DIRECTION ▸
Locate every line that holds the string "with" and copy it.

SUPPLIED MATERIAL ▸

BEGIN

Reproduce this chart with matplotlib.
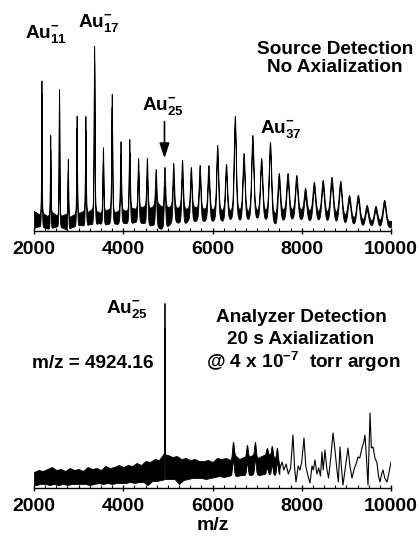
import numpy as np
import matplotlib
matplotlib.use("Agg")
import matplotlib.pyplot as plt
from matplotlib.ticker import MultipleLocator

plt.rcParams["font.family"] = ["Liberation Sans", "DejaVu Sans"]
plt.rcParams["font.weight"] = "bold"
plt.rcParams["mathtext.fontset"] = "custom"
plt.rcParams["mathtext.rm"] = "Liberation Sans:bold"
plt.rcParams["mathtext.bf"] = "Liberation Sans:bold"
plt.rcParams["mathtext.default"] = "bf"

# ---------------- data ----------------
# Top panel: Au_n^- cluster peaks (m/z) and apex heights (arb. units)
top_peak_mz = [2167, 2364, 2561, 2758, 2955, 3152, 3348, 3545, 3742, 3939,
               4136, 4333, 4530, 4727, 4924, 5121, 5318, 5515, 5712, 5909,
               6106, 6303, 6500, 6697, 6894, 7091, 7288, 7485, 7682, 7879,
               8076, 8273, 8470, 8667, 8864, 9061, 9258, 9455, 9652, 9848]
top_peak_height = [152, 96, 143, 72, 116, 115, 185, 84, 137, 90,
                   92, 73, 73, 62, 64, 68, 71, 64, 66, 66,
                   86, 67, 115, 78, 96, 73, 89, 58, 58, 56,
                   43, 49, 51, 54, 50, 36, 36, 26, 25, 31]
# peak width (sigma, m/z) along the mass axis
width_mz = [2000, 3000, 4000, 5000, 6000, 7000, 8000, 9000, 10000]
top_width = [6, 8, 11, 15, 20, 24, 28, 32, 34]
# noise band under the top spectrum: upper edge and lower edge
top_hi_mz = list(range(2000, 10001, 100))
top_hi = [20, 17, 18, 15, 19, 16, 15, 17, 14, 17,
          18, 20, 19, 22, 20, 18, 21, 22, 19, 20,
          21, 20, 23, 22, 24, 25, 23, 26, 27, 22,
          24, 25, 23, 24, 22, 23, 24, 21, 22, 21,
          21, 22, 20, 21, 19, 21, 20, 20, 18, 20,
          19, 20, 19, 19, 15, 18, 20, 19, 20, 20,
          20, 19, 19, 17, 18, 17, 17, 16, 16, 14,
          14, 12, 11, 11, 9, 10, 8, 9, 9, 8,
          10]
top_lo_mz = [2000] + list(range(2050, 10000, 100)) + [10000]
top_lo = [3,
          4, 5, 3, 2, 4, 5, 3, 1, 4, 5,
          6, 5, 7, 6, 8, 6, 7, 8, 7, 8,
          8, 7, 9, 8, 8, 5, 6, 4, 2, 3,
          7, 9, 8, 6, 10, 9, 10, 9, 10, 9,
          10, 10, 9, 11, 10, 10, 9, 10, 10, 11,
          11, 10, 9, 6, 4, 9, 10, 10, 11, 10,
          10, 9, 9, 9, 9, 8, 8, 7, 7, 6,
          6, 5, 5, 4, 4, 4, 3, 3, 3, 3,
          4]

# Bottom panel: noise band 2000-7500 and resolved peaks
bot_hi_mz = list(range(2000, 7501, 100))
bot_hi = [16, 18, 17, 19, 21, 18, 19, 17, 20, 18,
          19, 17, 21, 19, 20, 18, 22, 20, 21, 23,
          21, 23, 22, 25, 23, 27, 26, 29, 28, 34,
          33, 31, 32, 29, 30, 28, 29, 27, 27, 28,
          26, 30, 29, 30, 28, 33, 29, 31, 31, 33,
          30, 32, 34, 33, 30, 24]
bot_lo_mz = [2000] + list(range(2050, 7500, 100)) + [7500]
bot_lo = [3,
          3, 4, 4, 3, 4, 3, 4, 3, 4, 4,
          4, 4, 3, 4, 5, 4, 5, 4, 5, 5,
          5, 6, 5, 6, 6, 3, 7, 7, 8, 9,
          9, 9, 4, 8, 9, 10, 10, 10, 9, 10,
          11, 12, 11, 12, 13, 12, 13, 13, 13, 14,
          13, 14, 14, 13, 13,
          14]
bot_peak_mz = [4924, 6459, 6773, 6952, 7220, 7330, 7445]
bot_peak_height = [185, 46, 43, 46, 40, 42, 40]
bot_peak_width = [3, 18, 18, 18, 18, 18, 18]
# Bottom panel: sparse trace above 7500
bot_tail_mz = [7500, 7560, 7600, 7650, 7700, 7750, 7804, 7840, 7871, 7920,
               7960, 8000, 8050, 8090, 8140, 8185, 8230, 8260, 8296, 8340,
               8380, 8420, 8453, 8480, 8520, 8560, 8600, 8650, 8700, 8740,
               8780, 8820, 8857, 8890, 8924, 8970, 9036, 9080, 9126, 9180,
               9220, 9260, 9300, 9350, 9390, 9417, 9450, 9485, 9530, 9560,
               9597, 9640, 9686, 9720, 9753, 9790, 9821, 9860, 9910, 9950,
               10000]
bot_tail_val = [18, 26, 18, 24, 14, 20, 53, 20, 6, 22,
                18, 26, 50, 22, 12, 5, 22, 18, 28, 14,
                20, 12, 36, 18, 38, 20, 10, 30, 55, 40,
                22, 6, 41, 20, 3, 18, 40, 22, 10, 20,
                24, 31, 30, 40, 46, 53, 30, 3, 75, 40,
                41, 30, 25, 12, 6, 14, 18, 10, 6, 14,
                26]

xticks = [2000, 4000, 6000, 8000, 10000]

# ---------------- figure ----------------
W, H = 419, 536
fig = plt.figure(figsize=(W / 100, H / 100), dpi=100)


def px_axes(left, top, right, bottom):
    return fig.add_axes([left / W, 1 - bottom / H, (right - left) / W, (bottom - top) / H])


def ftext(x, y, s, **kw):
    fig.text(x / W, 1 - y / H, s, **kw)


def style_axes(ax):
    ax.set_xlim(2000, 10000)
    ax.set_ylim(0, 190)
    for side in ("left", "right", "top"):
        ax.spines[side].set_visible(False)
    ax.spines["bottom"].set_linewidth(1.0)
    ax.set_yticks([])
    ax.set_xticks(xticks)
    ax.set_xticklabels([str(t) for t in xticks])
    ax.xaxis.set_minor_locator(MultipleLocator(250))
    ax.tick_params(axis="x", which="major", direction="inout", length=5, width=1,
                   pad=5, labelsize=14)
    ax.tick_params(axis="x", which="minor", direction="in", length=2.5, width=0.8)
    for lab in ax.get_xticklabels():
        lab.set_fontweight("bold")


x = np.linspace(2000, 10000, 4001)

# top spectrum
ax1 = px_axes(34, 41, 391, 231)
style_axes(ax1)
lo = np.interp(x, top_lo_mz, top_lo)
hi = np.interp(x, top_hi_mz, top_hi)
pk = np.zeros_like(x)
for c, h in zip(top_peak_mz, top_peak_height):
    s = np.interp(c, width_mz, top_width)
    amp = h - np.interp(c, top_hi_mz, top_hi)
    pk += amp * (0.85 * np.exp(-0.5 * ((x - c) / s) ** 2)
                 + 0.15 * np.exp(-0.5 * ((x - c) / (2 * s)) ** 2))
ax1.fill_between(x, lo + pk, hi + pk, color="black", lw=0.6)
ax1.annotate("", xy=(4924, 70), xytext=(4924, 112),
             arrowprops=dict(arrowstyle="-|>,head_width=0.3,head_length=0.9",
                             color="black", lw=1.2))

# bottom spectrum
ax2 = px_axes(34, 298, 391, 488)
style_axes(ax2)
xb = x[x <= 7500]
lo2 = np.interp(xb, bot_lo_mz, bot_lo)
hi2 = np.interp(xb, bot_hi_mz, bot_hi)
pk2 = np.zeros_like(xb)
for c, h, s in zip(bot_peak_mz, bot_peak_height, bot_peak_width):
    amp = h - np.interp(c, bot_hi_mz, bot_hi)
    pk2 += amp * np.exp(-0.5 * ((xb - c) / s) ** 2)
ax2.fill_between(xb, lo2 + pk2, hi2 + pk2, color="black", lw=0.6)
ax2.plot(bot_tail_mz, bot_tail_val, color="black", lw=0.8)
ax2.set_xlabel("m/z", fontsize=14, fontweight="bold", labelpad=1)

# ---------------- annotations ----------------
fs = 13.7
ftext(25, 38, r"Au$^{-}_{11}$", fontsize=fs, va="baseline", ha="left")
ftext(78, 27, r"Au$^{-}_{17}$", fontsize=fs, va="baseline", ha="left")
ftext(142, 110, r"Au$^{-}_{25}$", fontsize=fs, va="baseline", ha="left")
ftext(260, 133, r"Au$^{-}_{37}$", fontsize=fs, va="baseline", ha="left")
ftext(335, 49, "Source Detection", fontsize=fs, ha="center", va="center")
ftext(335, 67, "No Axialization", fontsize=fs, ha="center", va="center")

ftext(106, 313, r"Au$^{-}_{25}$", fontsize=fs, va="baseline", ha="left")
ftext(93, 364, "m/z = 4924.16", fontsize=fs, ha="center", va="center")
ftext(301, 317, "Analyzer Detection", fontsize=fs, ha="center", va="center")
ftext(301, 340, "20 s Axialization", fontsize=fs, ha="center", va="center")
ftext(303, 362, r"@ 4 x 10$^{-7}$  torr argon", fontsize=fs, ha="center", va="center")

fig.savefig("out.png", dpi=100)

END
BEGIN

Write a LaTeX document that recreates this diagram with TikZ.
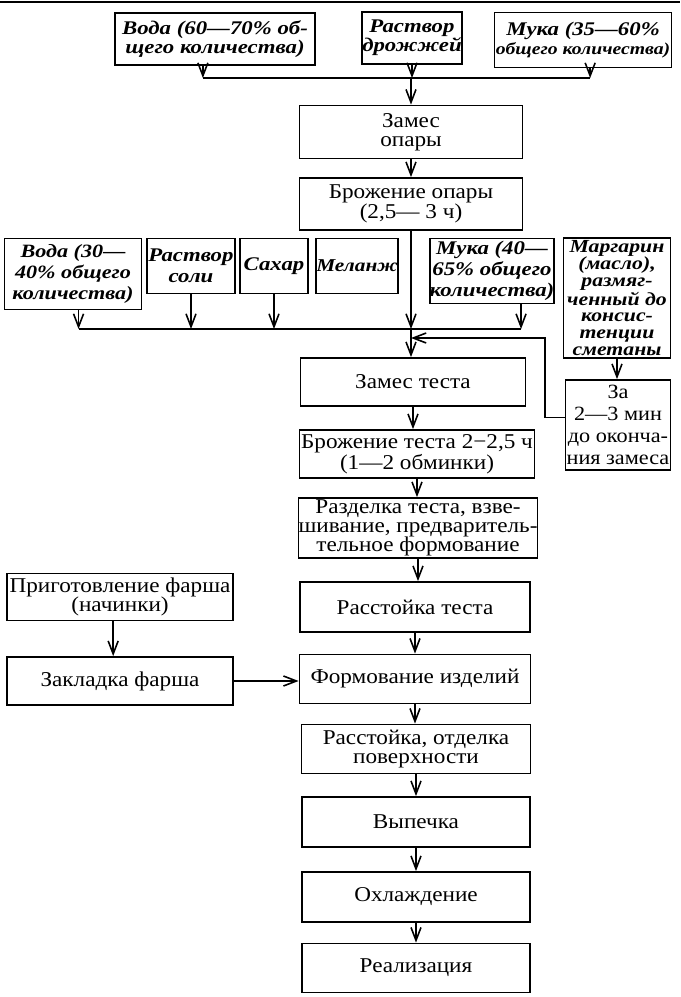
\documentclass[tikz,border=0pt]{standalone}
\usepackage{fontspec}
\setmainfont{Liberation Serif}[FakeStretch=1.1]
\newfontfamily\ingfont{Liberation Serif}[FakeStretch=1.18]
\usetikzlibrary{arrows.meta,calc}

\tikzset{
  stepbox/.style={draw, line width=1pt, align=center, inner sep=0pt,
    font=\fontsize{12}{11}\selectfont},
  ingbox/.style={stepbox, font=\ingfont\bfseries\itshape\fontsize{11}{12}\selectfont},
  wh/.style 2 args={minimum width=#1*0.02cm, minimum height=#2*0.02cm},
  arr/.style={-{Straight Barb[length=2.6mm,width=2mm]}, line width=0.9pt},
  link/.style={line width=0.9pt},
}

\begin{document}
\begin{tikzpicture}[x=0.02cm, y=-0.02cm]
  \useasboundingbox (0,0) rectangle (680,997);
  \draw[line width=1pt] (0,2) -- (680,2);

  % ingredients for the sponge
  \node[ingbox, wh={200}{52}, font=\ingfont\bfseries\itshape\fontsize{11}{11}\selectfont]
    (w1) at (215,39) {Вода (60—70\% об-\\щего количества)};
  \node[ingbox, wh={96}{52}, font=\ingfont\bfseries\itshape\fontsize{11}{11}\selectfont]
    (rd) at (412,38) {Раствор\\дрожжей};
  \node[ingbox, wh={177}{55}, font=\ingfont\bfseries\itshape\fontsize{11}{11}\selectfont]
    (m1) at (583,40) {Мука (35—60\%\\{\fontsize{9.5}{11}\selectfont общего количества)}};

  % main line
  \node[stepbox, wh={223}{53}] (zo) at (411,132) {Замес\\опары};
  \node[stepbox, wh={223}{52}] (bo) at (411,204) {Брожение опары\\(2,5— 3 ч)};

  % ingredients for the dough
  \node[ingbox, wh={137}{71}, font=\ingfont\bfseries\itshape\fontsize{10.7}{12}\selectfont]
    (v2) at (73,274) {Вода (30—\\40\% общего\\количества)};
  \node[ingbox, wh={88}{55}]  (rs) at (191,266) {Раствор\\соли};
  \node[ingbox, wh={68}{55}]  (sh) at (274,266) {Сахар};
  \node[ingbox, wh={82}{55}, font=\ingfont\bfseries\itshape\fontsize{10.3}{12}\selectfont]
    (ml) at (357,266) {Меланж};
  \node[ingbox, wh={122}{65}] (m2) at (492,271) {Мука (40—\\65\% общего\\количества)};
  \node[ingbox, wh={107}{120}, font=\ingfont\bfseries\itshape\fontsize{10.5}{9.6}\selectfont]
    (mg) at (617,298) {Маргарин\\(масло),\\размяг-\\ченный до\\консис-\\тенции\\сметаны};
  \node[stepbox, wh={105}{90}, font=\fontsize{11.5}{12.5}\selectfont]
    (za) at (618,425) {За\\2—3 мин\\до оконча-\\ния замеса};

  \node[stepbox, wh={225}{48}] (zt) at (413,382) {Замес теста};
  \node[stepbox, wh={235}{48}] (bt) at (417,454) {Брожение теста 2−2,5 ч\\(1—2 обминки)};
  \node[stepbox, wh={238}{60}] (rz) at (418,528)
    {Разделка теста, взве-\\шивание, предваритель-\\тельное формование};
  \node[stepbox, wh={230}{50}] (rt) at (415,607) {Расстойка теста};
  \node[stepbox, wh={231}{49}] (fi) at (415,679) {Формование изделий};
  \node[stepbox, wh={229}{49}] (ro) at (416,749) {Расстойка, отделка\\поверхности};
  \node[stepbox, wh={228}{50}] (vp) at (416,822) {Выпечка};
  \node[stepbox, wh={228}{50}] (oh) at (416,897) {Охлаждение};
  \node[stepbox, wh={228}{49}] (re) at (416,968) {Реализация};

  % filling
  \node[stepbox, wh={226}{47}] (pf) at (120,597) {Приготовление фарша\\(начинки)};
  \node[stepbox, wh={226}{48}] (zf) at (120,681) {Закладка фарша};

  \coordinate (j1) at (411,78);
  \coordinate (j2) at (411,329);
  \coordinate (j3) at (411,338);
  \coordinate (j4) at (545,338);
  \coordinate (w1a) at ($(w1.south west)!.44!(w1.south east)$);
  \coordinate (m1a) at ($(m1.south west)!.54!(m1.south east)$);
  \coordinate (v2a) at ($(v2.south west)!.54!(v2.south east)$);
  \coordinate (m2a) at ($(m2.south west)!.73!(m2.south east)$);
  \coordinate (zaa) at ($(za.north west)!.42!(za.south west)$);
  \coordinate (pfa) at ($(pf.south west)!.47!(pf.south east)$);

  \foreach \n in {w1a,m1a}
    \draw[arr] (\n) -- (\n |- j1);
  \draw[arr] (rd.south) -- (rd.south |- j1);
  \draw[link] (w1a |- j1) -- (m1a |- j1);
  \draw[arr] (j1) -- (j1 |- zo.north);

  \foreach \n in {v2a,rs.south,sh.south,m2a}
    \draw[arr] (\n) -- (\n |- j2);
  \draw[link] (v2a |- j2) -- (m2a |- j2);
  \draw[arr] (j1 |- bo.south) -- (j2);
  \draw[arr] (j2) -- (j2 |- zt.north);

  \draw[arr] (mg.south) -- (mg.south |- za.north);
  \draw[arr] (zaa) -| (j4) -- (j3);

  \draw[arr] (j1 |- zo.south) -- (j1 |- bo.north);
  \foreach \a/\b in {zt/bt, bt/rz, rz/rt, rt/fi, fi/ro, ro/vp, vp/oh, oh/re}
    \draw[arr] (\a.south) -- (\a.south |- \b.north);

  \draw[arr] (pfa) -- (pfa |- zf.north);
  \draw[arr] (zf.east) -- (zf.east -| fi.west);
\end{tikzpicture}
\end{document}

END
BEGIN

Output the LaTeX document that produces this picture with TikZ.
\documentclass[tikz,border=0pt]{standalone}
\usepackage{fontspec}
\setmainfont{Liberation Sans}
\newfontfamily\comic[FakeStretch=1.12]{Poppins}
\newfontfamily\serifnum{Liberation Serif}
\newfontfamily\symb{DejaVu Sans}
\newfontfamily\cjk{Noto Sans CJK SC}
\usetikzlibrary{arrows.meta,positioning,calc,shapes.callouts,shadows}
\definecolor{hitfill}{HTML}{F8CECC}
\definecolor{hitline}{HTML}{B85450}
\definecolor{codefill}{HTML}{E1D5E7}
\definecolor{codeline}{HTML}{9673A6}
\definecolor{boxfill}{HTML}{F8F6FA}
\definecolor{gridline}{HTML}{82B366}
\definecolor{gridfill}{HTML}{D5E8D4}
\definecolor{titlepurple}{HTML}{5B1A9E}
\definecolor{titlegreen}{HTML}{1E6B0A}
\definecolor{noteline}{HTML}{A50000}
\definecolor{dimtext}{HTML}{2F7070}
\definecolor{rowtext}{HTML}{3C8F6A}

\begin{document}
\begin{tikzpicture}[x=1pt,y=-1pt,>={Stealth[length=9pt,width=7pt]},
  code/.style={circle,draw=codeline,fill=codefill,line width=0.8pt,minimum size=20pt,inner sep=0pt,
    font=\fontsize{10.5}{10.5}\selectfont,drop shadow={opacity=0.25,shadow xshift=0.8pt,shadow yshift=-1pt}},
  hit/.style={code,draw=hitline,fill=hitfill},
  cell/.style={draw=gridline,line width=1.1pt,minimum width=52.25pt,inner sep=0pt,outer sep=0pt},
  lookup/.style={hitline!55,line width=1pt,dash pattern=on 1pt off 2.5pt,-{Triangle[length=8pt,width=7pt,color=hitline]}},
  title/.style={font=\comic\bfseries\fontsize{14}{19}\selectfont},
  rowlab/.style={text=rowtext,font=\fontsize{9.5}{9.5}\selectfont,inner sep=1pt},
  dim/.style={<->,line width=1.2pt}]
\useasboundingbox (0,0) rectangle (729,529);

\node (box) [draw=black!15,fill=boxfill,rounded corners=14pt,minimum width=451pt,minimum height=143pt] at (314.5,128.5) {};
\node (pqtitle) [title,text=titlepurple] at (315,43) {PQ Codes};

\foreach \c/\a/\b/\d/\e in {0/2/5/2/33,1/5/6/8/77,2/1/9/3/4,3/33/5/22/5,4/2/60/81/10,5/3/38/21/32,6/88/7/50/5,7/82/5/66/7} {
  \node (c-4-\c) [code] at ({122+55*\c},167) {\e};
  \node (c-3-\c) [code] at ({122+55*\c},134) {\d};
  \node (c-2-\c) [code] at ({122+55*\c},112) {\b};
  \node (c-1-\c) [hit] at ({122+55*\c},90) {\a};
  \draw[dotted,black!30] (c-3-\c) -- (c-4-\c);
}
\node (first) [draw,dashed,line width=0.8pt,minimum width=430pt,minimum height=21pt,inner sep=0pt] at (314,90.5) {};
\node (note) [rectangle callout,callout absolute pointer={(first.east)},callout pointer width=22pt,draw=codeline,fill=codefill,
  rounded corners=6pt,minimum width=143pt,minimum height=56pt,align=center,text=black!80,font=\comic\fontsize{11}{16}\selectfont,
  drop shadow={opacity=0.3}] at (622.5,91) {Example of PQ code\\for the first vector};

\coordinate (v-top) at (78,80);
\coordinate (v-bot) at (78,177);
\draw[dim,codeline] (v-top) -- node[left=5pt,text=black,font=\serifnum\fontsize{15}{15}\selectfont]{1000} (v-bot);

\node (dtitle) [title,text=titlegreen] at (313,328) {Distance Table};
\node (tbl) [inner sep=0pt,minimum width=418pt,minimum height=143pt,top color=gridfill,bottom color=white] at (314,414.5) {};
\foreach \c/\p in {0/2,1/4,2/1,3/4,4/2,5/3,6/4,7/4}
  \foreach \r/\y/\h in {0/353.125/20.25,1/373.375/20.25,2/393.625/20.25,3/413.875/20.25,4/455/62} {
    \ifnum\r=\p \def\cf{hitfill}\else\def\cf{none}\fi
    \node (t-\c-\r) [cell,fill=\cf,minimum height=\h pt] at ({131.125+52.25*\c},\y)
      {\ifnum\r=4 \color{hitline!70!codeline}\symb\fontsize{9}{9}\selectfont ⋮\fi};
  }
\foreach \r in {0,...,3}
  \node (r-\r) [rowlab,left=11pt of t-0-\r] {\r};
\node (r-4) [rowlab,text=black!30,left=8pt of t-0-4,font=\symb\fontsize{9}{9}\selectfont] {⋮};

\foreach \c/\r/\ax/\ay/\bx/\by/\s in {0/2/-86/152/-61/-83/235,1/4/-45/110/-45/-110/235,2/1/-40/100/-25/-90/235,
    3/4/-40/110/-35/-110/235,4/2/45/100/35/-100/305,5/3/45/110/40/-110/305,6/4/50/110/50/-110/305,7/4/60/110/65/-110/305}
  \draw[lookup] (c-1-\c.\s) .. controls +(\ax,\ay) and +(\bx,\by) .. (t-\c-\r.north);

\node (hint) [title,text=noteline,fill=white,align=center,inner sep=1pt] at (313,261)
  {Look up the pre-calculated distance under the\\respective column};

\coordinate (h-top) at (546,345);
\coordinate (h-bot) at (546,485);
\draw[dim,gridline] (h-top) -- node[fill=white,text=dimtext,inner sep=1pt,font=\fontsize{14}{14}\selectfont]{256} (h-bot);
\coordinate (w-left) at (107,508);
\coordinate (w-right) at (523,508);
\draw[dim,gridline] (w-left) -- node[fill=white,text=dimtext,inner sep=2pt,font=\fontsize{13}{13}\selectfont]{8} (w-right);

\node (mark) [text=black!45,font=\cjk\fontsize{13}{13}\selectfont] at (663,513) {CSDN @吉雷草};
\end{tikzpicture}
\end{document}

END

RESULT OF THIS EXERCISE ▸
Reproduce this chart with matplotlib.
Write a LaTeX document that recreates this diagram with TikZ.
Output the LaTeX document that produces this picture with TikZ.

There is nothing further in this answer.